The appeal is simple: flexibility and firepower. Traditional crypto trading ties up capital in the full asset value. CFDs change that equation completely.

1. Trade Both Directions with Ease

Markets don't only go up. Bitcoin's notorious crashes — from $69K to under $16K in 2022, for instance — handed massive gains to traders who could short. CFDs make shorting as easy as buying. One click, and you're betting against the market.

2. Leverage Amplifies Small Moves

With leverage often ranging from 2x to 100x, a $100 deposit can control a $10,000 position. A 1% move turns into a 10% gain. Of course, that same math works in reverse — leverage is a double-edged sword.

3. Lower Barriers to Entry

  • No need to manage crypto wallets or seed phrases
  • No exchange account verification delays
  • Instant execution through regulated brokers
  • Ability to trade from regions with banking restrictions on crypto

The Risks You Can't Afford to Ignore

CFD trading isn't a casino ticket — it's a leveraged instrument that punishes ignorance. Before you place a single trade, internalize these realities:

Margin calls and liquidation: Leverage cuts both ways. A 10% adverse move on a 10x position wipes out 100% of your margin. Brokers will auto-liquidate your position if your equity drops below the maintenance threshold, often with little warning.

Overnight financing costs: Most brokers charge a daily fee for holding leveraged positions open. Over weeks, these swaps can quietly erode returns, especially on long positions.

Counterparty risk: Unlike holding actual Bitcoin, your counterparty is the broker. If the broker collapses, insolvency, or manipulates prices, your funds are exposed. This is why regulation matters — stick with brokers licensed by the FCA, ASIC, CySEC, or equivalent tier-one regulators.

Emotional trading: The speed and leverage of CFDs amplify psychological pressure. A streak of small wins often leads to oversized bets — and one bad trade can wipe out weeks of progress.

Getting Started the Smart Way

Jumping into Bitcoin CFDs without preparation is a recipe for disaster. Here's a practical roadmap for beginners:

Step 1: Choose a Regulated Broker

Look for platforms licensed in major jurisdictions, offering negative balance protection, segregated client funds, and transparent fee structures. Read independent reviews — not affiliate promotions.

Step 2: Master a Demo Account First

Most reputable brokers offer paper-trading accounts. Spend at least 30–60 days testing strategies, sizing positions, and learning the platform. Treat demo losses as cheap tuition.

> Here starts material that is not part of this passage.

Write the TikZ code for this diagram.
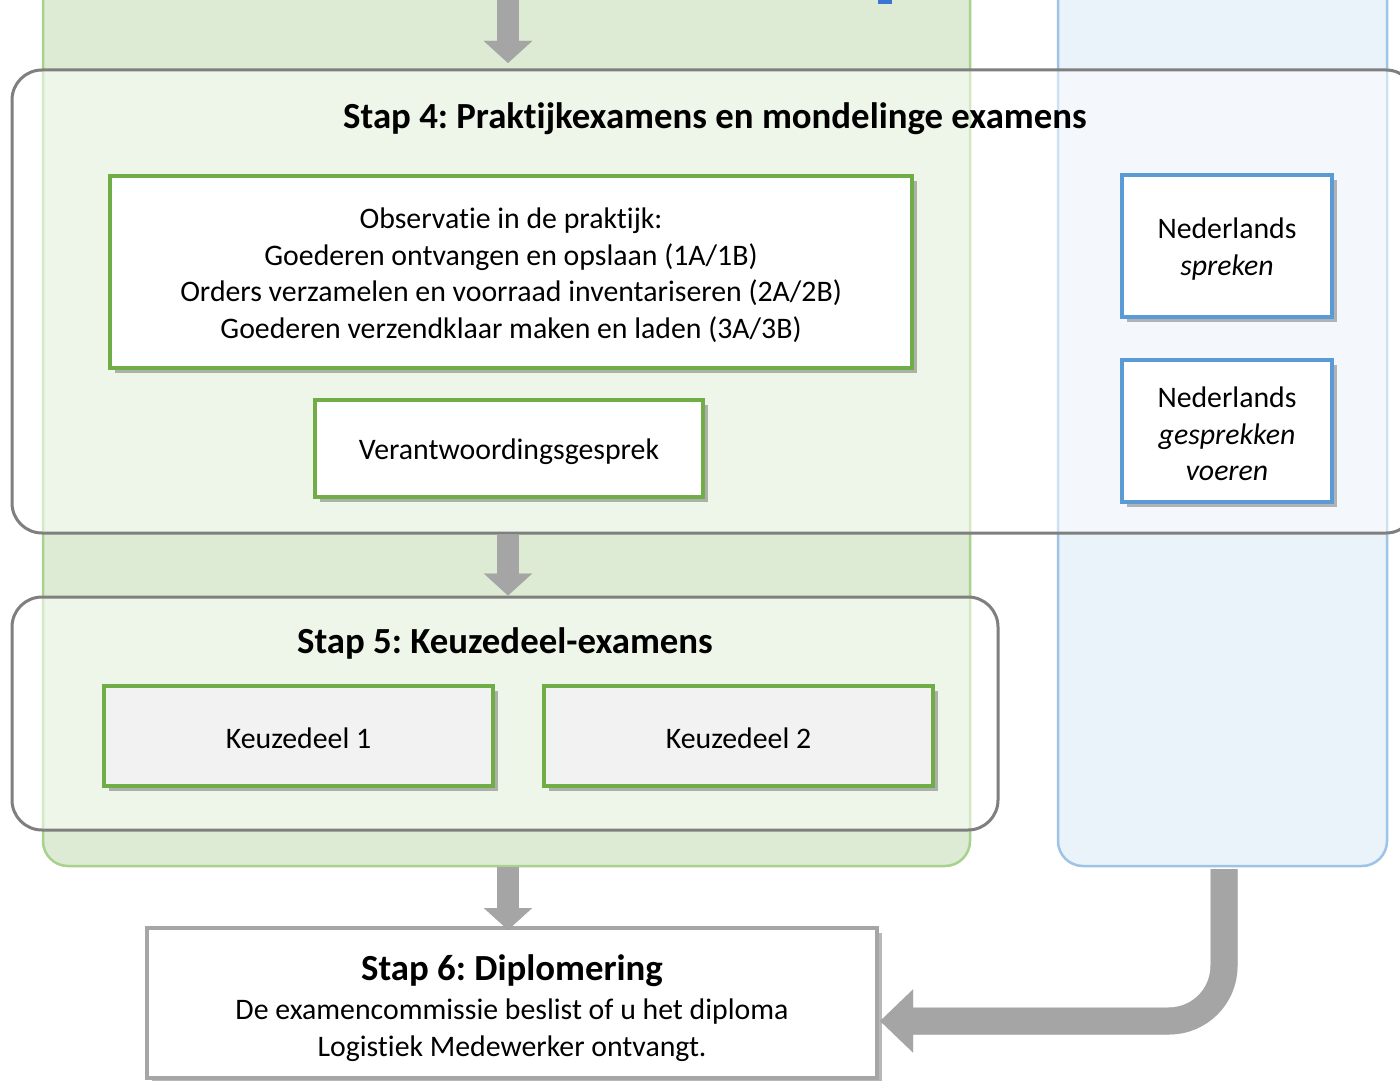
\documentclass[tikz,border=0pt]{standalone}
\usepackage{fontspec}
\setmainfont[Ligatures={NoCommon}]{Carlito}
\usetikzlibrary{arrows.meta,shadows}
\definecolor{colgreenfill}{HTML}{DDEBD4}
\definecolor{colgreenline}{HTML}{A9D18E}
\definecolor{colbluefill}{HTML}{EAF2FA}
\definecolor{colblueline}{HTML}{9DC3E6}
\definecolor{framegray}{HTML}{7F7F7F}
\definecolor{boxgreen}{HTML}{70AD47}
\definecolor{boxblue}{HTML}{5B9BD5}
\definecolor{keuzefill}{HTML}{F2F2F2}
\definecolor{sixgray}{HTML}{A6A6A6}
\definecolor{arrowgray}{HTML}{A5A5A5}
\definecolor{markblue}{HTML}{3C74D6}
\newcommand{\bodyfont}{\fontsize{29.8}{36.5}\selectfont}
\newcommand{\titlefont}{\fontsize{36.8}{44}\selectfont\bfseries}
\tikzset{
  column/.style={minimum width=#1, minimum height=896pt, inner sep=0pt, rounded corners=25pt, line width=2.5pt},
  stepframe/.style={draw=framegray, line width=3pt, fill=white, fill opacity=0.5, text opacity=1, rounded corners=30pt, inner sep=0pt},
  boxshadow/.style={drop shadow={shadow xshift=5pt, shadow yshift=-5pt, fill=black, opacity=0.28}},
  greenbox/.style={draw=boxgreen, line width=3.5pt, fill=white, inner sep=0pt, boxshadow},
  bluebox/.style={draw=boxblue, line width=3.5pt, fill=white, inner sep=0pt, boxshadow},
  keuzebox/.style={greenbox, fill=keuzefill},
  sixbox/.style={draw=sixgray, line width=3.5pt, fill=white, inner sep=0pt, boxshadow},
  titletext/.style={font=\titlefont, inner sep=0pt},
  bodytext/.style={font=\bodyfont, align=center, inner sep=0pt},
  blockarrow/.style={draw=arrowgray, line width=22pt, -{Triangle[width=47pt,length=22pt]}},
  blockshadow/.style={draw=black, draw opacity=0.18, line width=22pt, -{Triangle[width=47pt,length=22pt]}, xshift=3pt, yshift=-3pt},
}
\frenchspacing
\begin{document}
\begin{tikzpicture}[x=1pt,y=-1pt]
\useasboundingbox (0,0) rectangle (1400,1081);
\fill[white] (0,0) rectangle (1400,1081);
% columns
\node[column=927pt, draw=colgreenline, fill=colgreenfill] (gcol) at (506.5,418) {};
\node[column=329pt, draw=colblueline, fill=colbluefill] (bcol) at (1222.5,418) {};
\fill[markblue] (878,-2) rectangle (892,4);
% step frames
\node[stepframe, minimum width=1404pt, minimum height=463pt] (s4) at (714,301.5) {};
\node[stepframe, minimum width=986pt, minimum height=233pt] (s5) at (505,713.5) {};
\node[titletext] (t4) at (715,119) {Stap 4: Praktijkexamens en mondelinge examens};
\node[titletext] (t5) at (505,643) {Stap 5: Keuzedeel-examens};
% step 4 boxes
\node[greenbox, minimum width=802pt, minimum height=192pt] (obs) at (511,272) {};
\node[bodytext] (obst) at (511,275) {Observatie in de praktijk:\\Goederen ontvangen en opslaan (1A/1B)\\Orders verzamelen en voorraad inventariseren (2A/2B)\\Goederen verzendklaar maken en laden (3A/3B)};
\node[greenbox, minimum width=388pt, minimum height=97pt] (ver) at (509,448.5) {};
\node[bodytext] (vert) at (509,452) {Verantwoordingsgesprek};
\node[bluebox, minimum width=210pt, minimum height=142pt] (nsp) at (1227,246) {};
\node[bodytext] (nspt) at (1227,249) {Nederlands\\\textit{spreken}};
\node[bluebox, minimum width=210pt, minimum height=142pt] (nge) at (1227,431) {};
\node[bodytext] (nget) at (1227,434) {Nederlands\\\textit{gesprekken}\\\textit{voeren}};
% step 5 boxes
\node[keuzebox, minimum width=389pt, minimum height=100pt] (k1) at (298.5,736) {};
\node[bodytext] (k1t) at (298.5,738) {Keuzedeel 1};
\node[keuzebox, minimum width=389pt, minimum height=100pt] (k2) at (738.5,736) {};
\node[bodytext] (k2t) at (738.5,738) {Keuzedeel 2};
% step 6
\node[sixbox, minimum width=730pt, minimum height=150pt] (s6) at (512,1003) {};
\node[titletext] (t6) at (512,971) {Stap 6: Diplomering};
\node[bodytext] (b6) at (512,1030) {De examencommissie beslist of u het diploma\\Logistiek Medewerker ontvangt.};
% arrows
\coordinate (a0) at (508,-5);
\coordinate (a0e) at (508,63);
\coordinate (a1) at (s4.south -| a0);
\coordinate (a1e) at (s5.north -| a0);
\coordinate (a2) at (gcol.south -| a0);
\coordinate (a2e) at (508,930);
\coordinate (c0) at (1224,869);
\coordinate (c1) at (1224,1021);
\coordinate (c2) at (880,1021);
\foreach \p/\q in {a0/a0e, a1/a1e, a2/a2e}{
  \draw[blockshadow] (\p) -- (\q);
  \draw[blockarrow] (\p) -- (\q);
}
\draw[draw=black, draw opacity=0.18, line width=27pt, rounded corners=55pt, -{Triangle[width=61pt,length=33pt]}, xshift=4pt, yshift=-4pt] (c0) -- (c1) -- (c2);
\draw[draw=arrowgray, line width=27pt, rounded corners=55pt, -{Triangle[width=61pt,length=33pt]}] (c0) -- (c1) -- (c2);
\end{tikzpicture}
\end{document}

Step 3: Define Your Risk Per Trade

  • Risk no more than 1–2% of your account on any single trade
  • Always use stop-loss orders, ideally automated at entry
  • Aim for a risk-to-reward ratio of at least 1:2
  • Avoid max leverage — 2x to 5x is plenty for most retail traders

Step 4: Build a Strategy Around Bitcoin's Behavior

Bitcoin trades 24/7, but volatility clusters around news events — Fed announcements, ETF flows, exchange listings, and macroeconomic shocks. Combine technical levels (support, resistance, moving averages) with a fundamental awareness of the crypto cycle.

Key Takeaways

Bitcoin CFDs offer a powerful way to trade one of the most volatile assets on the planet — without the friction of wallets or exchanges. They unlock short-selling, leverage, and speed, making them attractive to active traders who understand risk management.

But that same leverage makes CFDs unforgiving. The traders who succeed treat them as a serious financial discipline, not a get-rich shortcut. Start with a regulated broker, grind through demo practice, and never risk more than you can afford to lose.

Bitcoin CFDs won't replace holding actual BTC — but for skilled speculators, they've become the sharpest tool in the trading kit.